A flat where I currently live in London has a beautiful view from the window in the living room. As the flat is located at the end of a curved street juxtaposed with a square street. We can share a view of the large private garden with the neighbors. The size of the garden is valuable in central London. Although we do not have an access to the large garden, the only view from the window makes myself feel comfortable and calm in the middle of a busy city. Why was this street designed to be curved? Until 1974, the block where the flat stands used to be a private garden owned by one person, then it was decided to to be developed as a residential area due to high demand in central London. A curved path located in the garden was converted into a street and most trees in the garden were kept in a private garden owned by the new flats.

In comparison, the land of the house I grew up in Tokyo used to be owned by a temple in 1740 with a beautiful landscape.

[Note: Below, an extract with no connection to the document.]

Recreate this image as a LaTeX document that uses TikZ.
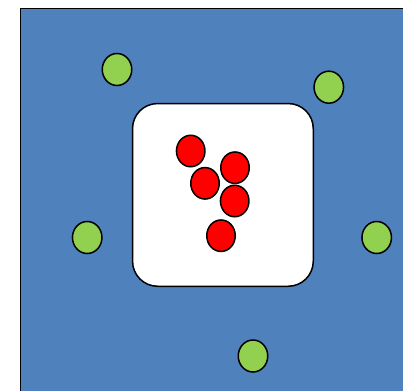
\documentclass[tikz,border=0pt]{standalone}
\usepackage{tikz}
\usetikzlibrary{shapes.geometric}
\definecolor{cBack}{HTML}{4F81BD}
\definecolor{cOut}{HTML}{92D050}
\definecolor{cIn}{HTML}{FF0000}
\tikzset{
  field/.style={draw=black,line width=1.6pt,fill=cBack},
  cell/.style={rectangle,draw=black,line width=1.5pt,fill=white,rounded corners=25pt,inner sep=0pt},
  outer/.style={ellipse,fill=cOut,draw=black,line width=1.5pt,inner sep=0pt,minimum width=29.5pt,minimum height=32pt},
  inner/.style={ellipse,fill=cIn,draw=black,line width=1.5pt,inner sep=0pt,minimum width=28.5pt,minimum height=31.5pt},
}
\begin{document}
\begin{tikzpicture}[x=1pt,y=-1pt]
  \useasboundingbox (0,0) rectangle (403,390);
  \clip (0,0) rectangle (403,390);
  \draw[field] (20.5,8.5) rectangle (420,410);
  \node[cell,minimum width=180.7pt,minimum height=182.7pt] (box) at (222.9,194.9) {};
  % particles outside the cell
  \foreach \x/\y/\nm in {117/69.5/o1,328.8/87.2/o2,87.2/237.5/o3,376.7/237.5/o4,253/356/o5}{
    \node[outer] (\nm) at (\x,\y) {};
  }
  % particles inside the cell
  \foreach \x/\y/\nm in {190.7/151/i1,235/167.7/i2,205/183.3/i3,234.7/201/i4,221/235.7/i5}{
    \node[inner] (\nm) at (\x,\y) {};
  }
\end{tikzpicture}
\end{document}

Then, due to high density of the population in Tokyo, the land was divided into small lots of residential area without keeping any trees or a garden area.

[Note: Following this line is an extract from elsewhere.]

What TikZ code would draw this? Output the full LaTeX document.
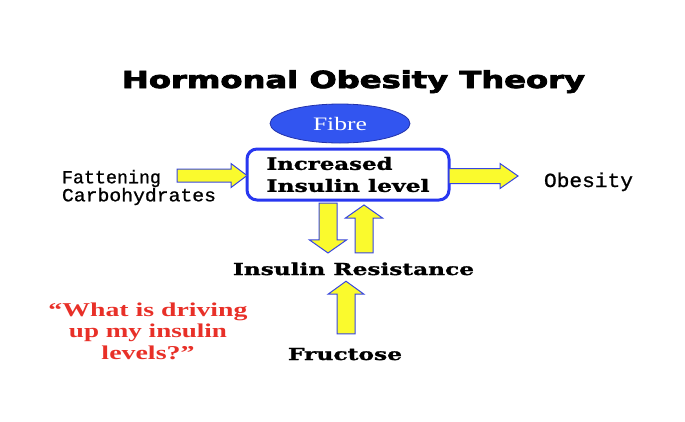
\documentclass[tikz,border=0pt]{standalone}
\usepackage{fontspec}
\usetikzlibrary{calc,shapes.geometric}
\newfontfamily\titlefont{DejaVu Sans Bold}[FakeBold=3]
\newfontfamily\slabfont{DejaVu Serif Bold}[FakeBold=1.2]
\newfontfamily\typefont{Liberation Mono}[FakeBold=1]
\newfontfamily\timesfont{Liberation Serif}
\newfontfamily\timesbold{Liberation Serif Bold}
\definecolor{arrowyellow}{RGB}{250,250,45}
\definecolor{arrowblue}{RGB}{55,70,225}
\definecolor{fibreblue}{RGB}{50,85,240}
\definecolor{fibreedge}{RGB}{35,50,170}
\definecolor{boxblue}{RGB}{40,55,240}
\definecolor{quotered}{RGB}{232,48,40}
\newcommand\fw[2]{\resizebox{#1pt}{\height}{#2}}
\tikzset{
  arrowsty/.style={fill=arrowyellow, draw=arrowblue, line width=1, line join=miter},
  plain/.style={inner sep=0, outer sep=0}
}
% block arrow: from, to, shaft half width, head half width, head length
\newcommand\blockarrow[5]{%
  \path ($(#2)!#5pt!(#1)$) coordinate (bahead);
  \draw[arrowsty] ($(#1)!#3pt!90:(#2)$) -- ($(bahead)!#3pt!90:(#2)$)
    -- ($(bahead)!#4pt!90:(#2)$) -- (#2) -- ($(bahead)!#4pt!-90:(#2)$)
    -- ($(bahead)!#3pt!-90:(#2)$) -- ($(#1)!#3pt!-90:(#2)$) -- cycle;}
\begin{document}
\begin{tikzpicture}[x=1pt,y=-1pt]
\useasboundingbox (0,0) rectangle (685,421);
\node[plain, anchor=base, font={\titlefont\fontsize{23.5}{26}\selectfont}] (title) at (353.5,88)
  {\fw{463}{Hormonal Obesity Theory}};
\node[ellipse, draw=fibreedge, fill=fibreblue, line width=0.8, minimum width=140,
  minimum height=39, inner sep=0, text=white, font={\timesfont\fontsize{19}{22}\selectfont}] (fibre) at (340,123.5)
  {\fw{54}{Fibre}};
\node[draw=boxblue, line width=3, rounded corners=10, minimum width=202,
  minimum height=51, inner sep=0, outer sep=0, fill=white, align=left,
  font={\slabfont\fontsize{17}{22}\selectfont}] (box) at (348,174.5)
  {\fw{126}{Increased}\\\fw{163}{Insulin level}};
\node[plain, anchor=west, align=left, font={\typefont\fontsize{18.5}{18}\selectfont}] (carbs) at (62,187.5)
  {\fw{99}{Fattening}\\\fw{154}{Carbohydrates}};
\node[plain, anchor=base west, font={\typefont\fontsize{20}{22}\selectfont}] (obesity) at (544,187)
  {\fw{89}{Obesity}};
\node[plain, anchor=base, font={\slabfont\fontsize{16.5}{20}\selectfont}] (resist) at (353.5,275)
  {\fw{241}{Insulin Resistance}};
\node[plain, anchor=base, font={\slabfont\fontsize{16.5}{20}\selectfont}] (fruct) at (345,360)
  {\fw{114}{Fructose}};
\node[plain, align=center, text=quotered, font={\timesbold\fontsize{19.6}{21.5}\selectfont}] (question) at (148,331)
  {\fw{199}{“What is driving}\\\fw{158}{up my insulin}\\\fw{93}{levels?”}};
% connector end points
\coordinate (inflow) at ($(box.west)+(-70,1)$);
\coordinate (intip) at ($(box.west)+(0,1)$);
\coordinate (outflow) at ($(box.east)+(0,1.5)$);
\coordinate (toobesity) at ($(obesity.base west)+(-26,-11)$);
\coordinate (dstart) at ($(box.south)+(-20,3)$);
\coordinate (dend) at ($(resist.north)+(-25.5,-9.5)$);
\coordinate (ustart) at ($(resist.north)+(10.5,-9.5)$);
\coordinate (uend) at ($(box.south)+(16,5)$);
\coordinate (fstart) at ($(fruct.north)+(1,-14)$);
\coordinate (fend) at ($(resist.south)+(-7.5,6)$);
\blockarrow{inflow}{intip}{6.5}{12}{16}
\blockarrow{outflow}{toobesity}{7.5}{12.5}{18}
\blockarrow{dstart}{dend}{9}{18.5}{13}
\blockarrow{ustart}{uend}{9}{18.5}{13}
\blockarrow{fstart}{fend}{9}{18}{13}
\end{tikzpicture}
\end{document}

The house is constructed equally setting back from boundary and high boundary walls were constructed to keep its privacy. As a result, we own a decent size of a private garden with highly protected privacy. However, the house does not achieve a view of sizable area of the shared garden.

Both cities have a lot of similarities; in particular, both cities are highly populated by young professionals. Based on the comparison between houses in Tokyo and London, this project explores a facade system which maximizes openness with the view of a shared back garden between subdivided small flats and preserving privacy.

The facade is made of two layers of screens. The first layer is made of wooden poles adjacent to functional windows. An occupier is able to slide the wooden poles vertically and horizontally. The occupier can enlarge or shrink the open area of the window. The second layer is a screen made of frosted acrylic bars which change their direction up to 90 degrees. When the bar is parallel to the facade, it becomes a frosted screen. When its perpendicular to the facade, the screen becomes transparent as the depth of bars is very thin. Each flat has a “Target Area” on the wall of the opposite building. The screen can adjust itself to ensure privacy is upheld by blocking the view of sights outside of the target area. By utilizing this system, users can maximise openness of the flat without worrying forsaking privacy of their flat.